I married a Methodist, and we began looking for a church in northwest Arkansas, but only after I had “practiced” church by watching the television broadcast of Boston Avenue UMC in Tulsa. We tried many congregations, but I struggled to find a place there.
Then I found out that my high school next-door neighbor, Elizabeth, had married a young pastor named Todd-Paul Taulbee, and he had been appointed to start a new United Methodist congregation in Lowell. I called her up, she arranged for my husband and me to meet Todd-Paul, and the next thing I knew I was being baptized in my living room. We were the fifth family to join Foundery, and Todd-Paul simply gave us no choice: We were to be leaders in this new congregation.
Admittedly, one of the things that appealed to me about a new congregation was that I figured I could sort of blend in as if I had always been in church—fake it ‘til you make it, so to speak. I was certain, however, that Todd-Paul was crazy to think I could help lead. Come on, I had never regularly attended church anywhere! What business did I have in leading one?

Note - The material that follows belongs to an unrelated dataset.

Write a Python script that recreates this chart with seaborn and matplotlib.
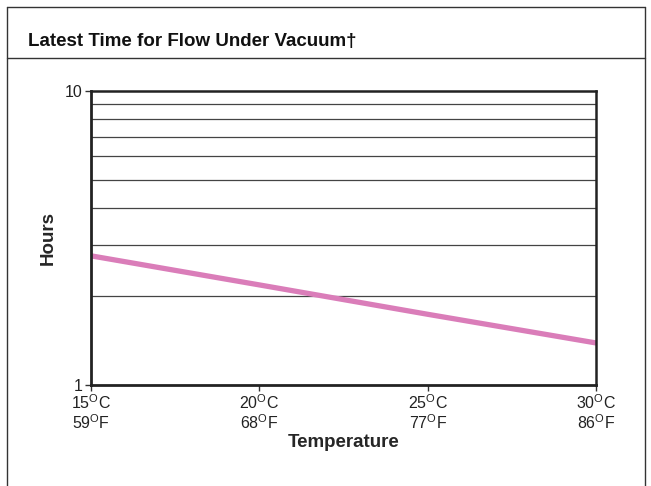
import matplotlib
matplotlib.use("Agg")
import matplotlib.pyplot as plt
from matplotlib.lines import Line2D
import seaborn as sns
import pandas as pd
from matplotlib.ticker import FixedLocator, NullFormatter

# Data
temps_c = [15, 20, 25, 30]
temps_f = [59, 68, 77, 86]
hours = [2.75, 2.19, 1.74, 1.39]
tick_labels = [f"{c}$^{{\\mathrm{{O}}}}$C\n{f}$^{{\\mathrm{{O}}}}$F" for c, f in zip(temps_c, temps_f)]
title = "Latest Time for Flow Under Vacuum\u2020"

sns.set_style("white")
plt.rcParams['font.family'] = ['Liberation Sans', 'DejaVu Sans']
plt.rcParams['mathtext.fontset'] = 'custom'
plt.rcParams['mathtext.rm'] = 'Liberation Sans'

df = pd.DataFrame({"Temperature": temps_c, "Hours": hours})

fig = plt.figure(figsize=(6.51, 4.86), dpi=100)
ax = fig.add_axes([91/651, 1-385/486, (596-91)/651, (385-91)/486])

sns.lineplot(data=df, x="Temperature", y="Hours", ax=ax, color="#DA7DB9", linewidth=3.8)

ax.set_yscale("log")
ax.set_ylim(1, 10)
ax.set_xlim(15, 30)
ax.yaxis.set_major_locator(FixedLocator([1, 10]))
ax.set_yticklabels(["1", "10"])
ax.yaxis.set_minor_locator(FixedLocator([2, 3, 4, 5, 6, 7, 8, 9]))
ax.yaxis.set_minor_formatter(NullFormatter())
ax.set_xticks(temps_c)
ax.set_xticklabels(tick_labels, linespacing=1.05)

ax.grid(True, which="minor", axis="y", color="#444444", linewidth=0.9)
ax.grid(False, which="major", axis="x")
ax.tick_params(which="minor", length=0)
ax.tick_params(which="major", direction="out", length=4, width=1, color="#333333",
               labelsize=11.5, labelcolor="#222222", pad=2, left=True, bottom=True)
for s in ["left", "bottom"]:
    ax.spines[s].set_color("#222222")
    ax.spines[s].set_linewidth(2.0)
for s in ["top", "right"]:
    ax.spines[s].set_color("#222222")
    ax.spines[s].set_linewidth(1.8)

ax.set_xlabel("Temperature", fontsize=13.5, fontweight="bold", labelpad=2)
ax.set_ylabel("Hours", fontsize=13.5, fontweight="bold", labelpad=6)

# Outer frame and title band
lc = "#333333"
fig.add_artist(Line2D([7/651, 645/651], [1-7/486, 1-7/486], color=lc, lw=1.0))
fig.add_artist(Line2D([7/651, 645/651], [1-58/486, 1-58/486], color=lc, lw=1.0))
fig.add_artist(Line2D([7/651, 7/651], [0, 1-7/486], color=lc, lw=1.0))
fig.add_artist(Line2D([645/651, 645/651], [0, 1-7/486], color=lc, lw=1.0))
fig.text(28/651, 1-42/486, title, fontsize=13.5, fontweight="bold", va="center", ha="left",
         color="#111111")

fig.savefig("out.png", dpi=100)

But Todd-Paul knew how to hook us. All we would need to do was design and update the website. My husband is a computer geek, and I am a writer, so we could handle that. Of course, that meant attending all the meetings of the Administrative Council, and then actually serving on the Council. I did not know that when I agreed to the website duties. Darn that Todd-Paul!
We also began meeting in small Sunday school groups, but within the first two months, our leader was transferred to Atlanta. Perhaps because I missed the Sunday when the vote took place, or maybe because the group saw in me something I did not yet see in myself, the group elected me to take the role of leader. I was shocked. Again, how could I be a leader of something I just started doing? I found that I loved leading Sunday school, and serving as a church leader. I was fulfilled in a way I had rarely experienced in my life.

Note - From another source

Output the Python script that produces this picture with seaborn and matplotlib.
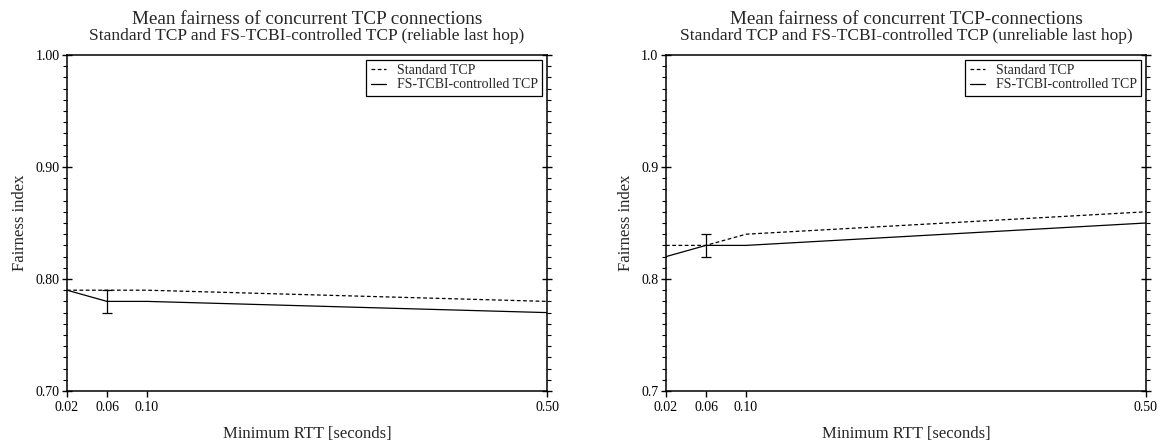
import matplotlib
matplotlib.use("Agg")
import matplotlib.pyplot as plt
import seaborn as sns
import pandas as pd
import numpy as np
from matplotlib.ticker import MultipleLocator, FormatStrFormatter, FixedLocator

rtt = [0.02, 0.06, 0.10, 0.50]
std_reliable = [0.79, 0.79, 0.79, 0.78]
fs_reliable = [0.79, 0.78, 0.78, 0.77]
std_unreliable = [0.83, 0.83, 0.84, 0.86]
fs_unreliable = [0.82, 0.83, 0.83, 0.85]
err_x = [0.06]
err_reliable = [0.78]
err_reliable_delta = [0.01]
err_unreliable = [0.83]
err_unreliable_delta = [0.01]
xtick_labels = ["0.02", "0.06", "0.10", "0.50"]
series_names = ["Standard TCP", "FS-TCBI-controlled TCP"]

titles = [
    ("Mean fairness of concurrent TCP connections",
     "Standard TCP and FS-TCBI-controlled TCP (reliable last hop)"),
    ("Mean fairness of concurrent TCP-connections",
     "Standard TCP and FS-TCBI-controlled TCP (unreliable last hop)"),
]

sns.set_theme(style="white")
plt.rcParams["font.family"] = ["Liberation Serif", "DejaVu Serif"]
plt.rcParams["axes.linewidth"] = 1.1

fig = plt.figure(figsize=(11.62, 4.44), dpi=100)
ax1 = fig.add_axes([67/1162, 1-391/444, 480/1162, 336/444])
ax2 = fig.add_axes([666/1162, 1-391/444, 480/1162, 336/444])

panels = [
    (ax1, std_reliable, fs_reliable, err_reliable, err_reliable_delta, "%.2f"),
    (ax2, std_unreliable, fs_unreliable, err_unreliable, err_unreliable_delta, "%.1f"),
]

for i, (ax, std, fs, ey, ed, yfmt) in enumerate(panels):
    df = pd.DataFrame({
        "rtt": rtt * 2,
        "fair": std + fs,
        "series": [series_names[0]] * len(rtt) + [series_names[1]] * len(rtt),
    })
    sns.lineplot(data=df, x="rtt", y="fair", style="series",
                 style_order=series_names,
                 dashes={series_names[0]: (3, 2), series_names[1]: ""},
                 color="black", linewidth=0.9, ax=ax, legend=True)
    ax.errorbar(err_x, ey, yerr=ed, fmt="none", ecolor="black",
                elinewidth=0.9, capsize=3.6, capthick=0.9)
    ax.set_xlim(0.02, 0.50)
    ax.set_ylim(0.70, 1.00)
    ax.xaxis.set_major_locator(FixedLocator(rtt))
    ax.set_xticklabels(xtick_labels)
    ax.yaxis.set_major_locator(MultipleLocator(0.1))
    ax.yaxis.set_minor_locator(MultipleLocator(0.01))
    ax.yaxis.set_major_formatter(FormatStrFormatter(yfmt))
    for s in ax.spines.values():
        s.set_visible(True)
        s.set_color("black")
        s.set_linewidth(1.1)
    ax.tick_params(axis="y", which="major", direction="inout", length=7,
                   width=1.0, left=True, right=True, labelsize=10,
                   colors="black", pad=2)
    ax.tick_params(axis="y", which="minor", direction="out", length=3,
                   width=0.8, left=True, right=True, colors="black")
    ax.tick_params(axis="x", which="major", direction="out", length=4,
                   width=1.0, bottom=True, top=False, labelsize=10,
                   colors="black", pad=3.5)
    ax.set_xlabel("Minimum RTT [seconds]", fontsize=12, labelpad=8)
    ax.set_ylabel("Fairness index", fontsize=12, labelpad=5)
    ax.text(0.5, 1.107, titles[i][0], transform=ax.transAxes,
            ha="center", va="center", fontsize=13.8)
    ax.text(0.5, 1.056, titles[i][1], transform=ax.transAxes,
            ha="center", va="center", fontsize=12.5)
    leg = ax.legend(loc="upper right", fontsize=10, frameon=True,
                    fancybox=False, edgecolor="black", handlelength=1.1,
                    borderpad=0.3, labelspacing=0.1, handletextpad=0.8,
                    borderaxespad=0.35)
    leg.get_frame().set_linewidth(0.9)
    leg.get_frame().set_alpha(1)

fig.savefig("out.png", dpi=100)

Two years into my life at Foundery, I signed up to take Disciple Bible Study. Then, two weeks before our study began, I found myself trapped in Kimpel Hall on the University of Arkansas campus while police surrounded the building. After 45 minutes of speculation, officers knocked on our classroom door and directed us down the side stairs.
Later I learned that my graduate advisor, Dr. John Locke, had been killed by a fellow student who, like I, was pursuing a degree in comparative literature. I found myself confronting a number of questions.
Dealing with Dr. Locke’s murder forced me to ask the great questions of theodicy: Why do bad things happen to good people? Why is there evil in the world? What kind of God allows these things to happen? Disciple Bible Study showed me I could ask the questions I had always had about the Bible but had assumed would get me kicked out of church if I actually voiced them.
The convergence of a serious and deep Bible study with a paradigm-changing life event and a key role as a leader in congregation led me to understand my call. I did not know why there was evil, but I did know that my God stood for peace against the chaos, and I was called to stand on God’s side. By the time we reached the spiritual gifts lesson at the end of Disciple I, I was confident I could say I was called to full-time ministry.
I finished my MDiv. at Perkins School of Theology in 2009 and have remained at SMU for a Ph.D. in Religious Studies (emphasis New Testament). I hope to return to serve Arkansas in 2013.
My experiences at and through Foundery were instrumental to discerning my call. Could God have taken me to this point without it? I don’t know. My life makes so much more sense now, so I hope I could have arrived here in any number of ways. But Foundery opened the door, let me in when I was not so sure I was supposed to be there, and then sent me forth better equipped for the journey ahead of me. I think many of us from Foundery could say the same thing.
Foundery didn’t fail; it closed. There is a difference, and the difference is all of us.